There continues to be much debate about the health of the US economy. Incoming economic data, including the latest revisions, point in several different directions. The various data on jobs are always noisy, with last year’s immigration surge helping to make them particularly so at the moment. As usual, too much analytical weight is being loaded on data unable to bear the strain.

Elsewhere, the mosaic of data and newsflow is most plausibly organised into a broadly positive outlook for growth and inflation. Jobs growth does look to be slowing and manufacturing remains in the doldrums. However, the positives column is weightier and longer. The private sector is in good health and productivity statistics are arguing increasingly forcefully that we are in a very different world to pre-2020.

The latest on generative AI

Generative AI remains the story of the moment in markets. From the mostly superficial parallels with the last major technology bubble, to the familiar worries about imminent human obsolescence, large language models are rarely out of the news.

Quivering market prices mostly reflect the many barriers to objective analysis on a topic so big and so fast moving. The major US companies are already planning for generative AI to be transformative and are investing in the necessary data centre and wider infrastructure accordingly. Some are openly wondering how on earth such giant outlays can realistically generate a return.

If past is prologue, the gains may not accrue to those expensively paving the way, but rather to ‘free riders’ further down the track, able to take advantage of where this new technology can take us (Figure 1).

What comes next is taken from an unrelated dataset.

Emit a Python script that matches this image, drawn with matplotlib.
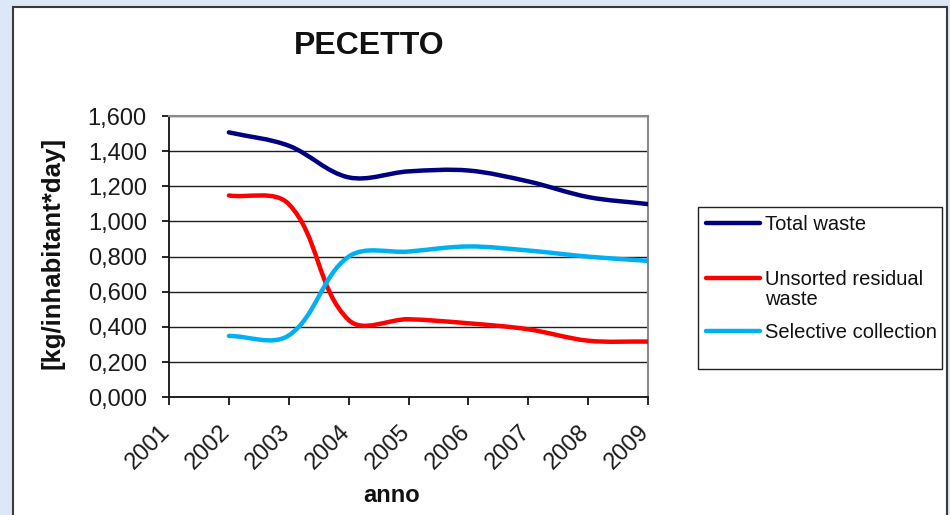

Figure 1: US RoE looks elevated compared to the World ex-US

The US private sector financial balance stands at 1.9% of GDP.

Source: FactSet, Barclays

As for where that might be, the answer remains highly uncertain. As one industry CEO has recently pointed out, while the scaling laws still hold, the sky is literally the limit. There are concerns for sure. Around half of the world already carries a supercomputer around in their pocket, with this stellar capability mostly used to spew bile at each other. The addition of a Nobel prize winning AI to those pockets doesn’t have to end well.

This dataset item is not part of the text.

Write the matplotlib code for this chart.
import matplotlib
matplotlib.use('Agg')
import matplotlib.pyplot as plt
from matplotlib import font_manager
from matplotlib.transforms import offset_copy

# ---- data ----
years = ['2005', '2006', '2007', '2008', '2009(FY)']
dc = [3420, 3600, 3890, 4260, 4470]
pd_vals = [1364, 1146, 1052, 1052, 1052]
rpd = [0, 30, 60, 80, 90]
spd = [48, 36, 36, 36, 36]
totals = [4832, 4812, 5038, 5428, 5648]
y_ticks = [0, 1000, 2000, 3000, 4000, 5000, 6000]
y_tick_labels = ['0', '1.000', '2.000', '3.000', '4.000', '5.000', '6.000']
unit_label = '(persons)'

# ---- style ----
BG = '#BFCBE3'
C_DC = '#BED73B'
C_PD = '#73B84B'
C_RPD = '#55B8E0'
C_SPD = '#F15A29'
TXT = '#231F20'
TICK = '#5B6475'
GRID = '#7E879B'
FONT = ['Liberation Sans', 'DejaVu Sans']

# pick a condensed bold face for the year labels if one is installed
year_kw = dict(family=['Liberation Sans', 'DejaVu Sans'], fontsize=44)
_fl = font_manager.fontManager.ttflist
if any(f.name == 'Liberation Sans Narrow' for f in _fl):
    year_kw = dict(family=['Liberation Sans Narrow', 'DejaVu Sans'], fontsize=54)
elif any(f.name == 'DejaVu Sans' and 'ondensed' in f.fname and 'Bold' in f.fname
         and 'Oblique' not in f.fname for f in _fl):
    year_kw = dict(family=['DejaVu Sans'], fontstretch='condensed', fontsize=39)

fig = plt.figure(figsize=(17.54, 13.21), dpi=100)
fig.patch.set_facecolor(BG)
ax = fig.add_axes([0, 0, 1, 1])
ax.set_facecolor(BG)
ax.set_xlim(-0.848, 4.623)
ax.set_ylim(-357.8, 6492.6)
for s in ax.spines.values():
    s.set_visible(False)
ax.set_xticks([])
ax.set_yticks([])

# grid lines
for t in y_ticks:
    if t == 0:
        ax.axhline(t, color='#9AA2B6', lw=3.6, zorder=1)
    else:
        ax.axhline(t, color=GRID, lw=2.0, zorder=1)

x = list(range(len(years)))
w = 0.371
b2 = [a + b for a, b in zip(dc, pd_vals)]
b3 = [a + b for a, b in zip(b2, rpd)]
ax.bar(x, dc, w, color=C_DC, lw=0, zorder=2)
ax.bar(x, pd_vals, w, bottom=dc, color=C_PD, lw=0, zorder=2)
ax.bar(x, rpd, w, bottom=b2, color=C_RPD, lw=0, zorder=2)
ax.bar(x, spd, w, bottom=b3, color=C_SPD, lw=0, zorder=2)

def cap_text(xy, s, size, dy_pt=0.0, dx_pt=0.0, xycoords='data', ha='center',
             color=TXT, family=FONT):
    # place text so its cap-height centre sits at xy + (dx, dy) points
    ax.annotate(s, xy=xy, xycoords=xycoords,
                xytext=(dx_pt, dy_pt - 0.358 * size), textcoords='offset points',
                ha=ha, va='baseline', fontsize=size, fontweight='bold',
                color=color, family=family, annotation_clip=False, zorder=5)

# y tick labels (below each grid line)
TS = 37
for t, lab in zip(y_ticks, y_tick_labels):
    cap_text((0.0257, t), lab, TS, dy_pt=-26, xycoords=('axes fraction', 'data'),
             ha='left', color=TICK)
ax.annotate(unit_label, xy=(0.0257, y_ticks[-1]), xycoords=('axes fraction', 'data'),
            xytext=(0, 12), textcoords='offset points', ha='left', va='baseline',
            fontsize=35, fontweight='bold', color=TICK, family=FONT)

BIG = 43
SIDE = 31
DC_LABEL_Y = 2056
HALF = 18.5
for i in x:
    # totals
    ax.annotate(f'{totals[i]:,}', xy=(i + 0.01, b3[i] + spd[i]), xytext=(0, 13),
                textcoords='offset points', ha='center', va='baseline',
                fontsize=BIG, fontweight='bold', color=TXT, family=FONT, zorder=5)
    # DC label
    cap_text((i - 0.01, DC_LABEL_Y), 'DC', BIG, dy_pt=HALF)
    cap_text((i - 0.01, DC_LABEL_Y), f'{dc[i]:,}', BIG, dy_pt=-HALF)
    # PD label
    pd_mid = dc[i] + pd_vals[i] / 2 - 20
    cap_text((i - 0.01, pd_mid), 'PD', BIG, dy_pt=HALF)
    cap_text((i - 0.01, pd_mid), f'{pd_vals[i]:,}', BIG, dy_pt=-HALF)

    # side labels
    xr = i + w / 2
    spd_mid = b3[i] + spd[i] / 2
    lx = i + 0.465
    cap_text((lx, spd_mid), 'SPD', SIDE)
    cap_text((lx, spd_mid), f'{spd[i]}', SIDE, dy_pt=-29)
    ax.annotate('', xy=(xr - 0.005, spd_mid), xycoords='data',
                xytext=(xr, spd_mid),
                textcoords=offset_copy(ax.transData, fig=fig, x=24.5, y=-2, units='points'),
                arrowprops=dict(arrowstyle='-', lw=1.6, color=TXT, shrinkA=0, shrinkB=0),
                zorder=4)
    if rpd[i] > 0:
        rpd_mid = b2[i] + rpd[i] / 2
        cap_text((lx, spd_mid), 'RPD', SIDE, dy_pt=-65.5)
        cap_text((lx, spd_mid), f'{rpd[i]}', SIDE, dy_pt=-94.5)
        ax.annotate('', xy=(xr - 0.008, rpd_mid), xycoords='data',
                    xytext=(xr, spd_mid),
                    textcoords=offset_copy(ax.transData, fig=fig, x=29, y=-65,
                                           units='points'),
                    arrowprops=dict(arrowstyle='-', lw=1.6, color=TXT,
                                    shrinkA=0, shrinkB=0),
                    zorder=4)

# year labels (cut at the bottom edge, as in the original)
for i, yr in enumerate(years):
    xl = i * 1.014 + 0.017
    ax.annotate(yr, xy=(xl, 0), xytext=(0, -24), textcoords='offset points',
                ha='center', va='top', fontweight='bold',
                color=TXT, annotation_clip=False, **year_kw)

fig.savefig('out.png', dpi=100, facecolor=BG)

Moreover, there are justifiable worries about mass unemployment as technology marauds ever further into areas of long-term human monopoly. There may be some answer though in the growing dissatisfaction with VFX-heavy films. The fact that we can now relatively realistically depict various monsters, aliens, and superheroes trampling cities and planets has been flogged hard over the last couple of decades. However, are the beginnings of a backlash suggesting that we are looking for something else?

Generative AI has produced some startling results in the art and literature spheres. However, something may be missing. Why do we travel in such numbers to see paintings or other artworks? There is surely something beyond the bland aesthetic. The same is often true of films, books and the wider arts.

Yes, much is mimicable, but would it speak to us as eloquently about aspects of the human condition if it were a function of a machine? Perhaps, but as machines reach further into our comparative advantages as humans, it is possible that they help us locate what it is about each other that is so unique, and what remains as such.

Our ability to relate to each other, to find common ground through shared experience, good and bad, is one important part of what sets us apart. That also suggests that we want to spend as much time doing, seeing, and reading interesting stuff as possible.

Investment conclusion

In order to allow you the freedom to pursue such interesting and fulfilling lives, we feel strongly that you should try and ignore the daily hurly burly of capital markets as much as possible. We have teams of tragics eager to do that on your behalf. Others offer similar of course.

The most important lesson from the above, and indeed the important quarter ahead, is diversification. The future can extend in many different ways from this point in time. Most should yield inflation-beating returns for a well-diversified investor. Some will involve hair loss and sleepless nights for those watching closely. We would save you the trouble.